Und dann wünscht sich der Paulus hier auch noch, dass der Markus zu ihm kommt, nach der Überlieferung der Kirche der Dolmetscher des Petrus und zudem der Verfasser einer weiteren Evangeliumsschrift. Ja, ganz verschiedene Stimmen von Zeugen vernehmen wir im Neuen Testament – und doch stimmen sie in ihrer Verkündigung miteinander überein, ergänzen einander in dem einen großen Chor, der das Lob des einen Herrn Jesus Christus anstimmt.

Paulus, Lukas, Markus – das sind diejenigen, die die ursprüngliche apostolische Botschaft bewusst aufgeschrieben haben, damit sich nachfolgende Generationen an ihr orientieren können, an ihr zwischen rechter und falscher Lehre unterscheiden können. Ja, wie gut, dass wir dieses ursprüngliche Zeugnis der Apostel und Evangelisten bis heute haben, dass wir an ihrem Zeugnis immer wieder neu überprüfen können, ob das, was wir verkündigen, auch heute noch der apostolischen Lehre entspricht!

Doch die Weitergabe des Evangeliums soll nun nach dem Willen des Apostels Paulus nicht bloß dadurch geschehen, dass den Leuten nun im Weiteren Bücher in die Hand gedrückt werden, auch nicht das eine Buch der Bibel. Sondern das Evangelium soll auch nach der Zeit der Apostel wesentlich dadurch weitergegeben werden, dass es mündlich verkündigt und gepredigt wird – und zwar durch Boten, die zunächst von Paulus selber und später von anderen in seiner Nachfolge zu diesem Dienst unter Handauflegung eingesetzt werden. Der Timotheus ist einer von ihnen, und es ist bezeichnend, was Paulus von ihm erwartet: nicht vor allem Kreativität, erst recht nicht die Formulierung neuer Lehren, sondern vielmehr Nüchternheit, Treue, Leidensbereitschaft. Die, die in den Dienst der Verkündigung des Evangeliums berufen sind, sollen nicht sich selber in den Mittelpunkt stellen, sondern Christus allein, sollen nicht auf ihren eigenen Vorteil, auf ihre eigene Beliebtheit bedacht sein, sondern einzig und allein darauf, wirklich die apostolische Botschaft weiterzugeben und sonst nichts. Und die Botschaft der Apostel lautet gerade nicht: Wenn du an Jesus glaubst, geht es dir immer gut, hast du keine Probleme. Nein, im Gegenteil: Wenn du an Jesus glaubst, dann hast du teil an seinem Weg, an seinem Kreuzesweg, dann werden auch dir Leiden, Enttäuschungen, Anfeindungen nicht erspart bleiben. Und genau das sollen die Verkündiger des Evangeliums auch mit ihrem eigenen Geschick, mit ihrem eigenen Verhalten zum Ausdruck bringen.

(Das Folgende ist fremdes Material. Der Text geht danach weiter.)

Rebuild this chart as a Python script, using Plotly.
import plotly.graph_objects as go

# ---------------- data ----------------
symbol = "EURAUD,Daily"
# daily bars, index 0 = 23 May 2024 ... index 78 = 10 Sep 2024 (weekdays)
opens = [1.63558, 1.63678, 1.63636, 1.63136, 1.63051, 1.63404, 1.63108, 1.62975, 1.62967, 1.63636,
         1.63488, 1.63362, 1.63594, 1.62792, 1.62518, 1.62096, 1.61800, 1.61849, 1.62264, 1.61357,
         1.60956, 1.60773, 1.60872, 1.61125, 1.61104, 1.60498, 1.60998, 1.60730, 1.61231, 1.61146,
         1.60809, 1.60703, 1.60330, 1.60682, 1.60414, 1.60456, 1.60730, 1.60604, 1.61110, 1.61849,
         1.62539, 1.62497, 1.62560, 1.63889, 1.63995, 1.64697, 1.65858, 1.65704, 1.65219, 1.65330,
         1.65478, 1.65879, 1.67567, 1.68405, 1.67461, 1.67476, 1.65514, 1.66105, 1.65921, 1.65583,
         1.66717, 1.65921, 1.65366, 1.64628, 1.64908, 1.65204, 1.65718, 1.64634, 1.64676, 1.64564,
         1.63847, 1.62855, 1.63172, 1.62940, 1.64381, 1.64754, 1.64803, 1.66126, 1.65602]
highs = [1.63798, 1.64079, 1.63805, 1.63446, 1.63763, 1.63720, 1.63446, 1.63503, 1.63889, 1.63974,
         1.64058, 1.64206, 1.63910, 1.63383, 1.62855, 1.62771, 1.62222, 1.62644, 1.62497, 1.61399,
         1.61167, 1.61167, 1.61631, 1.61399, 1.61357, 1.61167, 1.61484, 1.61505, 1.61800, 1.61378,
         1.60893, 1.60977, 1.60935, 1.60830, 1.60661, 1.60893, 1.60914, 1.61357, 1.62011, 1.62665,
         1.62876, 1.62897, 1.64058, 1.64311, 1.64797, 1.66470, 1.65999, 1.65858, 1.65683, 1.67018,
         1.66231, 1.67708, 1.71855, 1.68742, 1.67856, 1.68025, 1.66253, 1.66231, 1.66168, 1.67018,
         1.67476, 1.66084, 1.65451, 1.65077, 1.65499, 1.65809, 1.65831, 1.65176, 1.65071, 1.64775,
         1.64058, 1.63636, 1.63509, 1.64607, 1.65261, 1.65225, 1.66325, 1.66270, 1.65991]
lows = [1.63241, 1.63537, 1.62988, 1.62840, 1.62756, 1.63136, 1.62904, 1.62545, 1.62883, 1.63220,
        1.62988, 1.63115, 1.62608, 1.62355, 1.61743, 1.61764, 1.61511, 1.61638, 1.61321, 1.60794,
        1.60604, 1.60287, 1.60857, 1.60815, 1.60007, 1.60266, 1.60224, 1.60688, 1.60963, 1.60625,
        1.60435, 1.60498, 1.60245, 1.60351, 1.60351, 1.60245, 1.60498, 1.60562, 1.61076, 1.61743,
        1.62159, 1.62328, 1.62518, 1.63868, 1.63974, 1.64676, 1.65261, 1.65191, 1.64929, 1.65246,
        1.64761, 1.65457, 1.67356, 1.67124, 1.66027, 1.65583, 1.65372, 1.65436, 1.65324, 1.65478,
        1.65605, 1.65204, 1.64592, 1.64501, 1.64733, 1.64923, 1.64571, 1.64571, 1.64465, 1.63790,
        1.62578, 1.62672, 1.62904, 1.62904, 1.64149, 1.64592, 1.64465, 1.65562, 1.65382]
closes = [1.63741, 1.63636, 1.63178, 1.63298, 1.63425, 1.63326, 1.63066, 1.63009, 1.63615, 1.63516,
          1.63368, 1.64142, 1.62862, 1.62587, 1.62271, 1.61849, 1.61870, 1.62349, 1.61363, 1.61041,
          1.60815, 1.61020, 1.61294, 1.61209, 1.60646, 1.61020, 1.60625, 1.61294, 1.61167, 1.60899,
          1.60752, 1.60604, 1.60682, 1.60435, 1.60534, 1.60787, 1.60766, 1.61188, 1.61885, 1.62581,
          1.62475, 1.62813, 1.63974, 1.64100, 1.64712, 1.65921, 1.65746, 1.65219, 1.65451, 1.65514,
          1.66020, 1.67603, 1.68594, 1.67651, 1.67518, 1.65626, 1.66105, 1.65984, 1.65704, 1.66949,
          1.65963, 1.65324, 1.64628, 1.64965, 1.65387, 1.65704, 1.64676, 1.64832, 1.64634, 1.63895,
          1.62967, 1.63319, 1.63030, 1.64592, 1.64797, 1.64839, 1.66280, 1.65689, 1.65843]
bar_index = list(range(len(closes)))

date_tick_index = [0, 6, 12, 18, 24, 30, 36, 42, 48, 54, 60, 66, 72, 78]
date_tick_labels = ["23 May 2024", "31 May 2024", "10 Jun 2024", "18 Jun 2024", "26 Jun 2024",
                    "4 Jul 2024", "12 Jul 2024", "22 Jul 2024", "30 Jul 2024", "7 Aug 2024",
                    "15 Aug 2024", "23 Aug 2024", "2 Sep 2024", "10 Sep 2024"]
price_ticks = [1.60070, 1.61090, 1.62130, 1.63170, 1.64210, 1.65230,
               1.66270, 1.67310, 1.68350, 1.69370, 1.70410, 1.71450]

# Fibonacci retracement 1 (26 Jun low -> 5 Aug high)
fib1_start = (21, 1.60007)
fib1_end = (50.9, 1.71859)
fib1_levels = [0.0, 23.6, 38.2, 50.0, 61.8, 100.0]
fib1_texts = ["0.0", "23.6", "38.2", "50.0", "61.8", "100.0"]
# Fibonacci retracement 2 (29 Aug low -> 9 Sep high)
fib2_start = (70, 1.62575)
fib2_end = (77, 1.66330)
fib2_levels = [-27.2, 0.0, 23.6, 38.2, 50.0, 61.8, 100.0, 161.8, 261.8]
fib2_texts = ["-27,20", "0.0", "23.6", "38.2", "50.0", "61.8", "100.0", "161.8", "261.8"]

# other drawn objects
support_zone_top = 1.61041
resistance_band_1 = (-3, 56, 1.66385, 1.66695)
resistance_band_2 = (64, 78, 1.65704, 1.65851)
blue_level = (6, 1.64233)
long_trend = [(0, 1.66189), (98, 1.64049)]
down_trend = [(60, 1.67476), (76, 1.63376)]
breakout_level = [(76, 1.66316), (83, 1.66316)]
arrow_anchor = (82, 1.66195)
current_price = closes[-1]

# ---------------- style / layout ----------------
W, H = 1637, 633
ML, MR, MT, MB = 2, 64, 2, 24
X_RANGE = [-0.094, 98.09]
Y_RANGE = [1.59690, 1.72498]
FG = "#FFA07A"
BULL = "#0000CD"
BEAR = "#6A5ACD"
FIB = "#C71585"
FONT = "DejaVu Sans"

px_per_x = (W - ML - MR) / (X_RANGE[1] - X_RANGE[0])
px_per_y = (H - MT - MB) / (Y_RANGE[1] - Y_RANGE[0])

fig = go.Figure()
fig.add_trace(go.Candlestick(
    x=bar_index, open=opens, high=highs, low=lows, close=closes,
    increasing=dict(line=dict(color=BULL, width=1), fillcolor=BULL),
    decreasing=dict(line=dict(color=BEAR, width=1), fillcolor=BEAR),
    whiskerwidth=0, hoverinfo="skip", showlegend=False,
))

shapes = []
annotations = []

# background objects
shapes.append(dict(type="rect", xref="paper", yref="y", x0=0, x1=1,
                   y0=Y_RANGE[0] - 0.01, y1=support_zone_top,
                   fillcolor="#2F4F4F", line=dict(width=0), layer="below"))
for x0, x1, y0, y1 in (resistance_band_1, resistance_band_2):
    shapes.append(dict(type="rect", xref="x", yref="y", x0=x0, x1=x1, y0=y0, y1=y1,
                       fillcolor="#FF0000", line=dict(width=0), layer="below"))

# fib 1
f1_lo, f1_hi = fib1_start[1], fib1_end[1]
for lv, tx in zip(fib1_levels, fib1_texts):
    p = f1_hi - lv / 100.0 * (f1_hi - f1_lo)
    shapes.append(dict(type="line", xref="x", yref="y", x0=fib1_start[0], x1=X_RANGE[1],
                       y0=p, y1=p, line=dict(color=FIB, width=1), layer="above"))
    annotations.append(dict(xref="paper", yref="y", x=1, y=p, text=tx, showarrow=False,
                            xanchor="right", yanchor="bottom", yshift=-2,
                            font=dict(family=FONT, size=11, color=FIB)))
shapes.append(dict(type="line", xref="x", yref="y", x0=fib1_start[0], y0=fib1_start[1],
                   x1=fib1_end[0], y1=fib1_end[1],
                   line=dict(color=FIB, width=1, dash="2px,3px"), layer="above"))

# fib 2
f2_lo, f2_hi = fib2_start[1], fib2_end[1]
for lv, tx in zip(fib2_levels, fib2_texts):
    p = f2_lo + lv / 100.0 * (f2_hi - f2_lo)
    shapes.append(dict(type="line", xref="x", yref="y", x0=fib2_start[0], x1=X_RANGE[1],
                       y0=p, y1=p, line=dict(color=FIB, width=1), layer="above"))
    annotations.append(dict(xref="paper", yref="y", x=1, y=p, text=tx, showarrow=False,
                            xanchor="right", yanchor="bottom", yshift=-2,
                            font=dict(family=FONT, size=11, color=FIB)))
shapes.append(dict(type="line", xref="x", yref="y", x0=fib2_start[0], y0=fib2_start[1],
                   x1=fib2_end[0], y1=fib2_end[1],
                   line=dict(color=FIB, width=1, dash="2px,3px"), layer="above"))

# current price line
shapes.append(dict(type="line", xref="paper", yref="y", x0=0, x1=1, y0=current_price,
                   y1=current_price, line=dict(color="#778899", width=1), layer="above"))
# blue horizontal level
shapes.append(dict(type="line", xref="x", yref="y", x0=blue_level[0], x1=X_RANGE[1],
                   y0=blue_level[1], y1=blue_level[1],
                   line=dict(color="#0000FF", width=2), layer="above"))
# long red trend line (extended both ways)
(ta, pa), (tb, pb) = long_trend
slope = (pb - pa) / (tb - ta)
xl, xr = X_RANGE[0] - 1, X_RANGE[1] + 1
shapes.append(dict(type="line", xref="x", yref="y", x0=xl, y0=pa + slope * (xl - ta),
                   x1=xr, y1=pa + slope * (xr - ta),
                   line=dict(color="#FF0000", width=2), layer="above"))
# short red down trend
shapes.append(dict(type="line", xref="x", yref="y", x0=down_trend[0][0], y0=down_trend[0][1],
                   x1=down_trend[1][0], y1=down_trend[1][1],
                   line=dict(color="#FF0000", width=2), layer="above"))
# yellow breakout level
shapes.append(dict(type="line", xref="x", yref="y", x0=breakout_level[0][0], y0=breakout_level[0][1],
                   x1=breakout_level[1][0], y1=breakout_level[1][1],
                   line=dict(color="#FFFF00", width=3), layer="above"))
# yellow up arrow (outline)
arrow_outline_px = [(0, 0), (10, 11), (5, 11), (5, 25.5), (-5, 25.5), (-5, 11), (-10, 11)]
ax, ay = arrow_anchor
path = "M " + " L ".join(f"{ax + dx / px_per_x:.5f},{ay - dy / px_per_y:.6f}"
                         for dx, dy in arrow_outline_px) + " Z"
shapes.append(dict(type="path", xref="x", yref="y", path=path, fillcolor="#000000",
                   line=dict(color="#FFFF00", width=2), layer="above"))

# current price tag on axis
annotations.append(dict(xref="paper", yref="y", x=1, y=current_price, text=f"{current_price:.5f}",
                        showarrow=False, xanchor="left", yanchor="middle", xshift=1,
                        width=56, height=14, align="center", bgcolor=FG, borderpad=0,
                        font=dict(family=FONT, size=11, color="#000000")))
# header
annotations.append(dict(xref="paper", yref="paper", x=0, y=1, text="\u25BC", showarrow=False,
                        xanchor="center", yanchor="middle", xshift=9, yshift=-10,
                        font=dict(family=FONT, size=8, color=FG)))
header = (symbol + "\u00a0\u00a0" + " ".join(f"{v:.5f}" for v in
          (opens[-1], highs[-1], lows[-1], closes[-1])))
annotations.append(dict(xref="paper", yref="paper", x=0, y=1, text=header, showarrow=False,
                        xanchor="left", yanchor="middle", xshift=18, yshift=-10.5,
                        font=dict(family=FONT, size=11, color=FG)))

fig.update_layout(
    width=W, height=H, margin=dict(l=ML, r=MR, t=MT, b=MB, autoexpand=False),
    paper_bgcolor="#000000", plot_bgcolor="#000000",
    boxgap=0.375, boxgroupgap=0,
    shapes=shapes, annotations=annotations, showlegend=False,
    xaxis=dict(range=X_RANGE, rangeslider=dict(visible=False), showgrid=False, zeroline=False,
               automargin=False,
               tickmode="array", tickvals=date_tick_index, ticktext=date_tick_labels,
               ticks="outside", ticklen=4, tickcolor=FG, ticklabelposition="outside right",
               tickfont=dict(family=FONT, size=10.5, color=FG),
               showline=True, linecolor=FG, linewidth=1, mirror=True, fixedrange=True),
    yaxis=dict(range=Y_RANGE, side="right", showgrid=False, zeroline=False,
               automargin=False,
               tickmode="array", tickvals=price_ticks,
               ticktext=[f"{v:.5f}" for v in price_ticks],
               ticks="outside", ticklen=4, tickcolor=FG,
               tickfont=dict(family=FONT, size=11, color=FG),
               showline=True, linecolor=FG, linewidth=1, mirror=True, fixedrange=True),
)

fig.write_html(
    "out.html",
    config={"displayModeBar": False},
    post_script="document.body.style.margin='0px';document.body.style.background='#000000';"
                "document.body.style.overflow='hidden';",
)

Doch wozu dies alles, wozu dieser Chor der apostolischen Zeugen, wozu der Dienst all derer, die ihre Botschaft weitertragen? Es geht letztlich nur um dies eine: Dass wir schließlich einmal vor dem Herrn und Richter der Welt bestehen können, wenn er einmal kommen, wenn er einmal erscheinen wird. Es geht in den Evangelien, es geht im Neuen Testament nicht um Tipps für eine nette, angenehme Lebensgestaltung, nicht darum, wie wir unsere religiösen Bedürfnisse am besten befriedigt bekommen. Es geht einzig und allein darum, dass auch wir einmal die Krone der Gerechtigkeit erhalten, wie Paulus es hier formuliert, dass auch wir einmal teilhaben werden an dem Fest, bei dem wir Christus, unseren Herrn, ohne Ende feiern werden. Und diese Krone der Gerechtigkeit, so bezeugen es Paulus und Lukas gleichermaßen, die erhalten wir eben gerade nicht dadurch, dass wir so gut und anständig gelebt haben, auch nicht dadurch, dass wir so fromm waren. Die erhalten wir nur dadurch, dass wir mit Christus verbunden waren und sind, dass wir mit ihm und in ihm gelebt haben, dass Christus uns in dieser Gemeinschaft alles geschenkt hat, was wir brauchen, um selig zu werden. Hören wir darum immer wieder gerne und bewusst auf den apostolischen Chor des Neuen Testaments – und erfreuen wir uns ganz besonders auch an der klaren Stimme des Lukas! Auch er zeigt dir ganz klar den Weg zum ewigen Leben, den Weg, der kein anderer ist als er, Christus, unser Herr. Amen.